GlaxoSmithKline (GSK) has been known to have some of the strictest pay rules in the pharmaceutical industry, due at least in part to its efforts to improve ethics and transparency at the company. Recently, however, the company announced that it was going to start to loosen up some of those rules.
The first piece of loosening the rules will allow specialty salespeople to higher paychecks by allowing the 25% variable percentage of specialty sales reps’ pay to increase based on prescription sales generated instead of the current combination of group sales, scientific knowledge, and healthcare provider satisfaction. The other 75% of representative pay is fixed and the 25% variable pay will remain capped for all GSK sales force members, though the maximum variable pay will be increased for individual sales representatives working on Specialty Care.

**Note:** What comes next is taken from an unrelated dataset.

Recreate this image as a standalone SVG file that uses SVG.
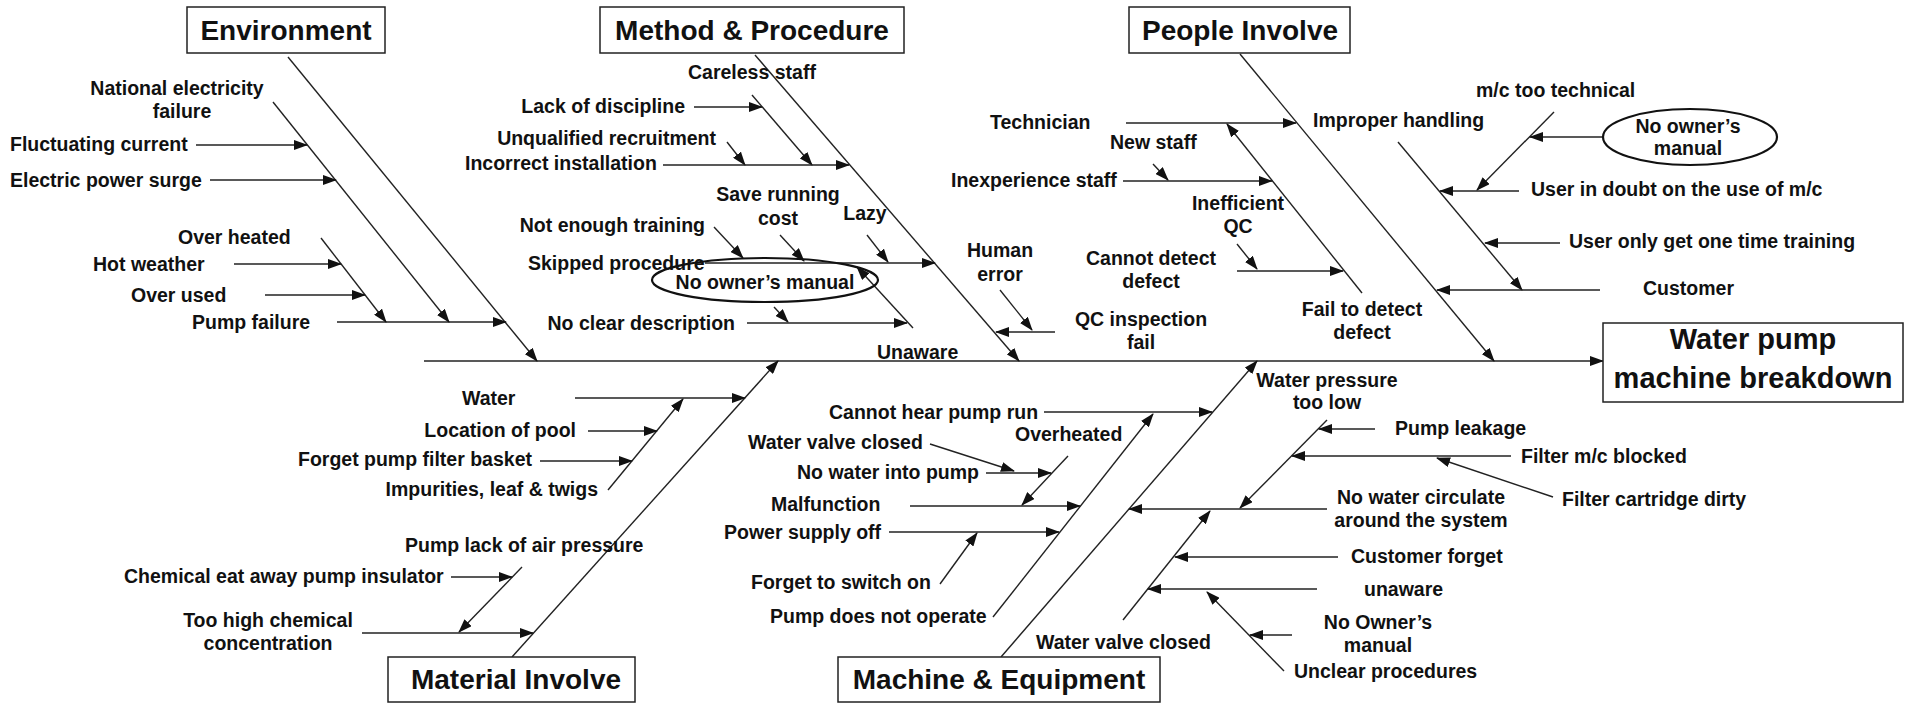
<svg xmlns="http://www.w3.org/2000/svg" width="1909" height="709" viewBox="0 0 1909 709">
<style>
.t{font-family:"Liberation Sans",Arial,sans-serif;font-weight:bold;font-size:19.5px;fill:#111}
.m{text-anchor:middle}
.e{text-anchor:end}
.h{font-family:"Liberation Sans",Arial,sans-serif;font-weight:bold;font-size:28px;fill:#111;text-anchor:middle}
.g{font-family:"Liberation Sans",Arial,sans-serif;font-weight:bold;font-size:29px;fill:#111;text-anchor:middle}
.box{fill:#fff;stroke:#222;stroke-width:1.5}
.ell{fill:none;stroke:#111;stroke-width:2.2}
#conn line{stroke:#222;stroke-width:1.4;marker-end:url(#ah)}
#conn line.n{marker-end:none}
</style>
<defs>
<marker id="ah" markerUnits="userSpaceOnUse" markerWidth="14" markerHeight="10" refX="13" refY="5" orient="auto">
<path d="M0,0 L14,5 L0,10 z" fill="#111"/>
</marker>
</defs>
<rect width="1909" height="709" fill="#fff"/>

<g id="conn">
<!-- spine -->
<line x1="424" y1="361" x2="1603" y2="361"/>
<!-- main bones -->
<line x1="288" y1="57" x2="537" y2="361"/>
<line x1="755" y1="55" x2="1019" y2="361"/>
<line x1="1240" y1="54" x2="1494" y2="361"/>
<line x1="512" y1="657" x2="778" y2="361"/>
<line x1="1001" y1="657" x2="1257" y2="361"/>
<!-- environment -->
<line x1="337" y1="322" x2="506" y2="322"/>
<line x1="273" y1="102" x2="449" y2="322"/>
<line x1="321" y1="238" x2="386" y2="322"/>
<line x1="196" y1="145" x2="307" y2="145"/>
<line x1="210" y1="180" x2="336" y2="180"/>
<line x1="234" y1="264" x2="341" y2="264"/>
<line x1="265" y1="295" x2="365" y2="295"/>
<!-- method -->
<line x1="752" y1="95" x2="812" y2="165"/>
<line x1="694" y1="107" x2="762" y2="107"/>
<line x1="727" y1="142" x2="745" y2="165"/>
<line x1="663" y1="165" x2="849" y2="165"/>
<line x1="705" y1="263" x2="935" y2="263"/>
<line x1="714" y1="227" x2="743" y2="258"/>
<line x1="780" y1="235" x2="804" y2="261"/>
<line x1="867" y1="235" x2="888" y2="262"/>
<line x1="774" y1="307" x2="788" y2="322"/>
<line x1="747" y1="323" x2="907" y2="323"/>
<line x1="913" y1="328" x2="857" y2="267"/>
<line x1="1000" y1="290" x2="1032" y2="330"/>
<line x1="1055" y1="332" x2="996" y2="332"/>
<!-- people -->
<line x1="1126" y1="123" x2="1296" y2="123"/>
<line x1="1362" y1="293" x2="1227" y2="124"/>
<line x1="1123" y1="181" x2="1272" y2="181"/>
<line x1="1153" y1="164" x2="1168" y2="180"/>
<line x1="1237" y1="244" x2="1257" y2="269"/>
<line x1="1237" y1="271" x2="1343" y2="271"/>
<line x1="1398" y1="142" x2="1522" y2="290"/>
<line x1="1519" y1="191" x2="1440" y2="191"/>
<line x1="1554" y1="112" x2="1477" y2="190"/>
<line x1="1603" y1="137" x2="1530" y2="137"/>
<line x1="1560" y1="243" x2="1485" y2="243"/>
<line x1="1600" y1="290" x2="1437" y2="290"/>
<!-- material -->
<line x1="575" y1="398" x2="745" y2="398"/>
<line x1="608" y1="490" x2="683" y2="399"/>
<line x1="588" y1="431" x2="657" y2="431"/>
<line x1="540" y1="461" x2="632" y2="461"/>
<line x1="522" y1="567" x2="459" y2="632"/>
<line x1="451" y1="577" x2="512" y2="577"/>
<line x1="362" y1="633" x2="533" y2="633"/>
<!-- machine -->
<line x1="1044" y1="412" x2="1212" y2="412"/>
<line x1="993" y1="617" x2="1153" y2="414"/>
<line x1="910" y1="506" x2="1080" y2="506"/>
<line x1="889" y1="532" x2="1059" y2="532"/>
<line x1="940" y1="584" x2="977" y2="533"/>
<line x1="1068" y1="456" x2="1022" y2="505"/>
<line x1="986" y1="473" x2="1051" y2="473"/>
<line x1="930" y1="444" x2="1014" y2="471"/>
<line x1="1327" y1="420" x2="1240" y2="508"/>
<line x1="1375" y1="429" x2="1319" y2="429"/>
<line x1="1511" y1="456" x2="1292" y2="456"/>
<line x1="1553" y1="497" x2="1437" y2="458"/>
<line x1="1327" y1="509" x2="1129" y2="509"/>
<line x1="1123" y1="620" x2="1210" y2="511"/>
<line x1="1338" y1="557" x2="1175" y2="557"/>
<line x1="1317" y1="589" x2="1148" y2="589"/>
<line x1="1284" y1="671" x2="1207" y2="592"/>
<line x1="1292" y1="635" x2="1250" y2="635"/>
</g>

<!-- category boxes and effect -->
<g id="n-environment"><rect class="box" x="187" y="7" width="198" height="46"/><text class="h" x="286" y="40">Environment</text></g>
<g id="n-method"><rect class="box" x="600" y="7" width="304" height="46"/><text class="h" x="752" y="40">Method &amp; Procedure</text></g>
<g id="n-people"><rect class="box" x="1129" y="7" width="221" height="46"/><text class="h" x="1240" y="40">People Involve</text></g>
<g id="n-material"><rect class="box" x="388" y="657" width="247" height="45"/><text class="h" x="516" y="689">Material Involve</text></g>
<g id="n-machine"><rect class="box" x="838" y="657" width="322" height="45"/><text class="h" x="999" y="689">Machine &amp; Equipment</text></g>
<g id="n-effect"><rect class="box" x="1603" y="323" width="300" height="79"/><text class="g" x="1753" y="349">Water pump</text><text class="g" x="1753" y="388">machine breakdown</text></g>

<!-- environment labels -->
<g id="n-national"><text class="t m" x="177" y="95">National electricity</text><text class="t m" x="182" y="118">failure</text></g>
<g id="n-fluct"><text class="t" x="10" y="151">Fluctuating current</text></g>
<g id="n-surge"><text class="t" x="10" y="187">Electric power surge</text></g>
<g id="n-overheated"><text class="t" x="178" y="244">Over heated</text></g>
<g id="n-hot"><text class="t" x="93" y="271">Hot weather</text></g>
<g id="n-overused"><text class="t" x="131" y="302">Over used</text></g>
<g id="n-pumpfail"><text class="t" x="192" y="329">Pump failure</text></g>

<!-- method labels -->
<g id="n-careless"><text class="t" x="688" y="79">Careless staff</text></g>
<g id="n-lack"><text class="t e" x="685" y="113">Lack of discipline</text></g>
<g id="n-unqual"><text class="t e" x="716" y="145">Unqualified recruitment</text></g>
<g id="n-incorrect"><text class="t" x="465" y="170">Incorrect installation</text></g>
<g id="n-saverun"><text class="t m" x="778" y="201">Save running</text><text class="t m" x="778" y="225">cost</text></g>
<g id="n-lazy"><text class="t m" x="865" y="220">Lazy</text></g>
<g id="n-notenough"><text class="t e" x="705" y="232">Not enough training</text></g>
<g id="n-skipped"><text class="t" x="528" y="270">Skipped procedure</text></g>
<g id="n-noowner1"><ellipse class="ell" cx="765" cy="280" rx="113" ry="22"/><text class="t m" x="765" y="289">No owner’s manual</text></g>
<g id="n-noclear"><text class="t e" x="735" y="330">No clear description</text></g>
<g id="n-unaware1"><text class="t" x="877" y="359">Unaware</text></g>
<g id="n-human"><text class="t m" x="1000" y="257">Human</text><text class="t m" x="1000" y="281">error</text></g>
<g id="n-qcinsp"><text class="t m" x="1141" y="326">QC inspection</text><text class="t m" x="1141" y="349">fail</text></g>

<!-- people labels -->
<g id="n-tech"><text class="t" x="990" y="129">Technician</text></g>
<g id="n-newstaff"><text class="t" x="1110" y="149">New staff</text></g>
<g id="n-inexp"><text class="t" x="951" y="187">Inexperience staff</text></g>
<g id="n-ineffqc"><text class="t m" x="1238" y="210">Inefficient</text><text class="t m" x="1238" y="233">QC</text></g>
<g id="n-cannotdetect"><text class="t m" x="1151" y="265">Cannot detect</text><text class="t m" x="1151" y="288">defect</text></g>
<g id="n-failtodetect"><text class="t m" x="1362" y="316">Fail to detect</text><text class="t m" x="1362" y="339">defect</text></g>
<g id="n-improper"><text class="t" x="1313" y="127">Improper handling</text></g>
<g id="n-mctech"><text class="t" x="1476" y="97">m/c too technical</text></g>
<g id="n-noowner2"><ellipse class="ell" cx="1690" cy="137" rx="87" ry="28"/><text class="t m" x="1688" y="133">No owner’s</text><text class="t m" x="1688" y="155">manual</text></g>
<g id="n-userdoubt"><text class="t" x="1531" y="196">User in doubt on the use of m/c</text></g>
<g id="n-useronly"><text class="t" x="1569" y="248">User only get one time training</text></g>
<g id="n-customer"><text class="t" x="1643" y="295">Customer</text></g>

<!-- material labels -->
<g id="n-water"><text class="t" x="462" y="405">Water</text></g>
<g id="n-location"><text class="t e" x="576" y="437">Location of pool</text></g>
<g id="n-forgetbasket"><text class="t e" x="532" y="466">Forget pump filter basket</text></g>
<g id="n-impurities"><text class="t e" x="598" y="496">Impurities, leaf &amp; twigs</text></g>
<g id="n-airpress"><text class="t" x="405" y="552">Pump lack of air pressure</text></g>
<g id="n-chemeat"><text class="t" x="124" y="583">Chemical eat away pump insulator</text></g>
<g id="n-toohigh"><text class="t m" x="268" y="627">Too high chemical</text><text class="t m" x="268" y="650">concentration</text></g>

<!-- machine labels -->
<g id="n-cannothear"><text class="t" x="829" y="419">Cannot hear pump run</text></g>
<g id="n-overheated2"><text class="t" x="1015" y="441">Overheated</text></g>
<g id="n-valve1"><text class="t" x="748" y="449">Water valve closed</text></g>
<g id="n-nowater"><text class="t" x="797" y="479">No water into pump</text></g>
<g id="n-malfunction"><text class="t" x="771" y="511">Malfunction</text></g>
<g id="n-powersupply"><text class="t" x="724" y="539">Power supply off</text></g>
<g id="n-forgetswitch"><text class="t" x="751" y="589">Forget to switch on</text></g>
<g id="n-notoperate"><text class="t" x="770" y="623">Pump does not operate</text></g>
<g id="n-waterpress"><text class="t m" x="1327" y="387">Water pressure</text><text class="t m" x="1327" y="409">too low</text></g>
<g id="n-leakage"><text class="t" x="1395" y="435">Pump leakage</text></g>
<g id="n-filterblocked"><text class="t" x="1521" y="463">Filter m/c blocked</text></g>
<g id="n-cartridge"><text class="t" x="1562" y="506">Filter cartridge dirty</text></g>
<g id="n-nocirc"><text class="t m" x="1421" y="504">No water circulate</text><text class="t m" x="1421" y="527">around the system</text></g>
<g id="n-custforget"><text class="t" x="1351" y="563">Customer forget</text></g>
<g id="n-unaware2"><text class="t" x="1364" y="596">unaware</text></g>
<g id="n-noowner3"><text class="t m" x="1378" y="629">No Owner’s</text><text class="t m" x="1378" y="652">manual</text></g>
<g id="n-valve2"><text class="t" x="1036" y="649">Water valve closed</text></g>
<g id="n-unclear"><text class="t" x="1294" y="678">Unclear procedures</text></g>
</svg>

This change impacts sales representatives in the oncology department, GSK’s HIV unit ViiV Healthcare, and those who focus on Benlysta (a lupus drug) and Nucala (drug for severe asthma). GSK notes that these divisions are in the best position for this change because of the level of complexity around treatments, healthcare systems, and sub-populations of patients in specialty care, as well as the volume and pace of scientific news.
Sales representatives from the primary care and vaccine divisions variable 25% of pay will stay related to sales team goals but will be based on the performance of smaller groups of representatives.

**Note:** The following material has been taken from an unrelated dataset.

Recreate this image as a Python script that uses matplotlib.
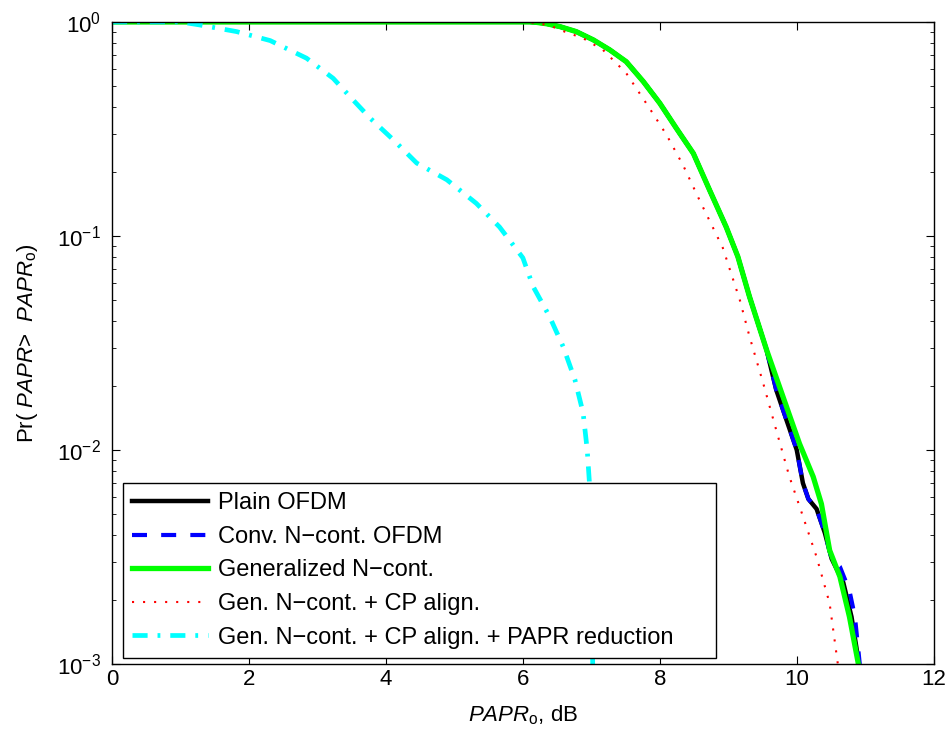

GSK notes that the change is necessary to keep competitive with other drug makers that compensate based on sales and helps to ensure that “GSK is more closely aligned to other pharmaceutical company incentive schemes” while helping it overall remain “more conservative in pharma primary care and vaccines.”

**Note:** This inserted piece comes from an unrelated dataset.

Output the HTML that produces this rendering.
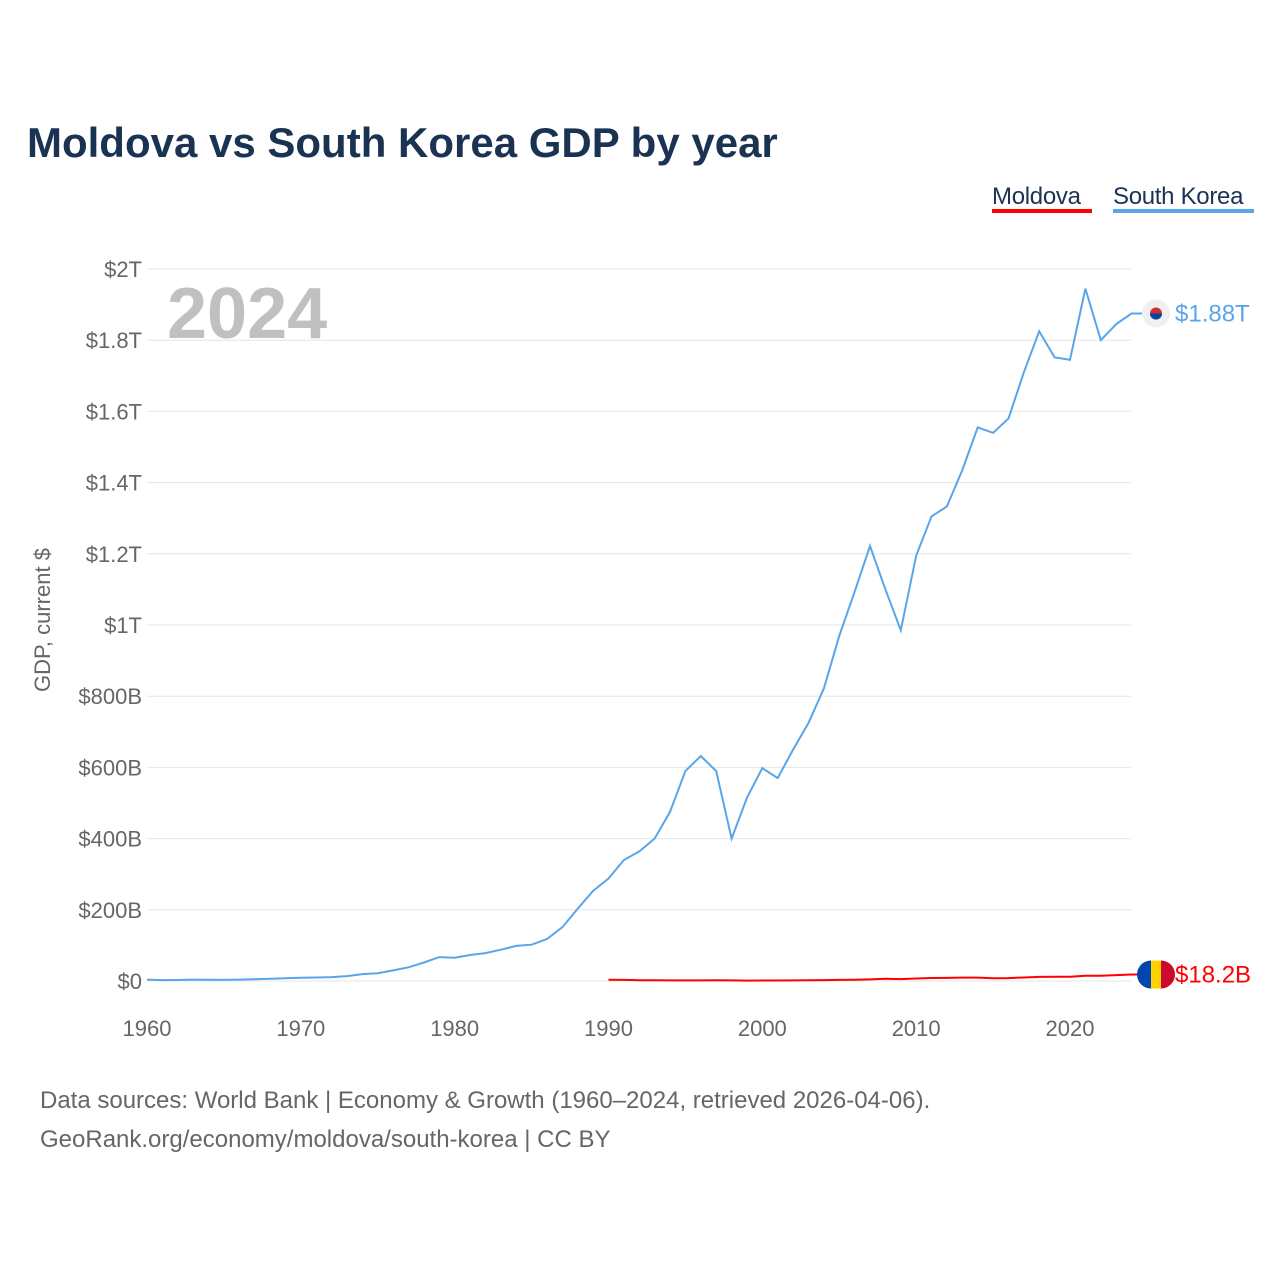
<!DOCTYPE html>
<html><head><meta charset="utf-8"><style>
body{margin:0;background:#fff;font-family:"Liberation Sans",sans-serif}
</style></head><body>
<svg width="1280" height="1280" xmlns="http://www.w3.org/2000/svg">
<text x="27" y="157" font-size="42" font-weight="bold" fill="#1b3353">Moldova vs South Korea GDP by year</text>
<g><text x="992" y="204" font-size="24" fill="#1b3353" letter-spacing="-0.3">Moldova</text><rect x="992" y="209" width="100" height="4" fill="#f00"/></g>
<g><text x="1113" y="204" font-size="24" fill="#1b3353" letter-spacing="-0.3">South Korea</text><rect x="1113" y="209" width="141" height="4" fill="#5aa5ea"/></g>
<g id="grid"></g>
<text x="167" y="338" font-size="72" font-weight="bold" fill="#c0c0c0">2024</text>
<text transform="translate(50,620) rotate(-90)" text-anchor="middle" font-size="22" fill="#666">GDP, current $</text>
<g id="marks"></g>
<text x="40" y="1108" font-size="24" fill="#666">Data sources: World Bank | Economy &amp; Growth (1960–2024, retrieved 2026-04-06).</text>
<text x="40" y="1147" font-size="24" fill="#666">GeoRank.org/economy/moldova/south-korea | CC BY</text>
</svg>
<script>
const yTicks=[0,200,400,600,800,1000,1200,1400,1600,1800,2000];
const yTickLabels=["$0","$200B","$400B","$600B","$800B","$1T","$1.2T","$1.4T","$1.6T","$1.8T","$2T"];
const xTicks=[1960,1970,1980,1990,2000,2010,2020];
const koreaStart=1960;
const korea=[4,2.4,2.8,3.9,3.5,3.1,3.9,4.9,6.2,7.7,9,9.9,10.9,13.9,19.5,21.8,29.8,38.4,52,67,65.4,72.9,78.4,88,98.5,102,118,151,203,253,288,340,364,400,475,590,632,590,400,515,598,570,650,725,822,970,1093,1222,1100,985,1195,1305,1333,1435,1555,1540,1580,1710,1825,1752,1745,1945,1800,1845,1875];
const moldovaStart=1990;
const moldova=[3.6,3.1,2.3,2.2,1.7,1.75,1.7,1.93,1.7,1.17,1.29,1.48,1.66,1.98,2.6,2.99,3.4,4.4,6.05,5.44,6.97,8.4,8.7,9.5,9.5,7.7,8.1,9.7,11.5,11.9,11.9,14.5,14.5,16.5,18.2];
const X=y=>147+(y-1960)*(1070-147)/60;
const Y=v=>981-v*(981-269)/2000;
const NS="http://www.w3.org/2000/svg";
function mk(t,a,p){const e=document.createElementNS(NS,t);for(const k in a)e.setAttribute(k,a[k]);p.appendChild(e);return e;}
const g=document.getElementById('grid'),m=document.getElementById('marks');
yTicks.forEach((v,i)=>{
 const l=mk('line',{x1:147,x2:1131,y1:Y(v),y2:Y(v),stroke:'#e6e6e6','stroke-width':1},g);
 
 
 const t=mk('text',{x:142,y:Y(v)+8,'text-anchor':'end','font-size':22,fill:'#666'},g);
 t.textContent=yTickLabels[i];
 
 
});
xTicks.forEach(y=>{
 const t=mk('text',{x:X(y),y:1036,'text-anchor':'middle','font-size':22,fill:'#666'},g);
 t.textContent=y;
 
 
});
function line(arr,start,col,name){
 const d=arr.map((v,i)=>(i?'L':'M')+X(start+i).toFixed(1)+' '+Y(v).toFixed(1)).join(' ');
 const p=mk('path',{d:d,fill:'none',stroke:col,'stroke-width':2},m);
 
 
}
line(korea,koreaStart,'#5aa5ea','south-korea-line');
line(moldova,moldovaStart,'#f00','moldova-line');
const kl=korea[korea.length-1],ml=moldova[moldova.length-1];
mk('line',{x1:1131,x2:1142,y1:Y(kl),y2:Y(kl),stroke:'#5aa5ea','stroke-width':2},m);
mk('line',{x1:1131,x2:1142,y1:Y(ml),y2:Y(ml),stroke:'#f00','stroke-width':2},m);
const kf=mk('g',{},m);


mk('circle',{cx:1156,cy:Y(kl),r:14,fill:'#f0f0f0'},kf);
mk('circle',{cx:1156,cy:Y(kl),r:6,fill:'#cd2e3a'},kf);
mk('path',{d:`M1150 ${Y(kl)} A6 6 0 0 0 1162 ${Y(kl)} Z`,fill:'#0047a0'},kf);
const mf=mk('g',{},m);


const cy=Y(ml);
mk('path',{d:`M1151 ${cy-14} A14 14 0 0 0 1151 ${cy+14} Z`,fill:'#0046ae'},mf);
mk('rect',{x:1151,y:cy-14,width:10,height:28,fill:'#ffd200'},mf);
mk('path',{d:`M1161 ${cy-14} A14 14 0 0 1 1161 ${cy+14} Z`,fill:'#cc092f'},mf);
const kt=mk('text',{x:1175,y:Y(kl)+8,'font-size':24,fill:'#5aa5ea'},m);
kt.textContent='$1.88T';


const mt=mk('text',{x:1175,y:Y(ml)+8,'font-size':24,fill:'#f00'},m);
mt.textContent='$18.2B';


</script>
</body></html>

Along with the changes, GSK will implement a comprehensive training, control and monitoring framework to ensure the new policy is fully aligned with GSK’s values-based approach to HCP engagement and is in full compliance with laws and policies. All participants will be required to complete new ethics and values-led behavior training, with twice-yearly certification. Additional controls will include active monitoring of sales data and spot checks to detect signs of potential abuse, and an internal audit of how the new program is being rolled-out.
The changes will start in July for representatives in the United States, the United Kingdom, and Canada, but have the potential to become global after January 2020. It is possible that eventually, one-fifth of the company’s global sales force will be paid, at least partly, based on individual sales-based measures.
GSK notes that this change does not mean the ethics of the company have become looser, as the new policy includes a “zero-tolerance approach for any employee that acts against GSK’s values or infringes the policy, with a focus on off-label promotion and/or inappropriate transfer of value” and the new variable pay is only available to reps who meet “specific training and behavior-related thresholds for ethical conduct.”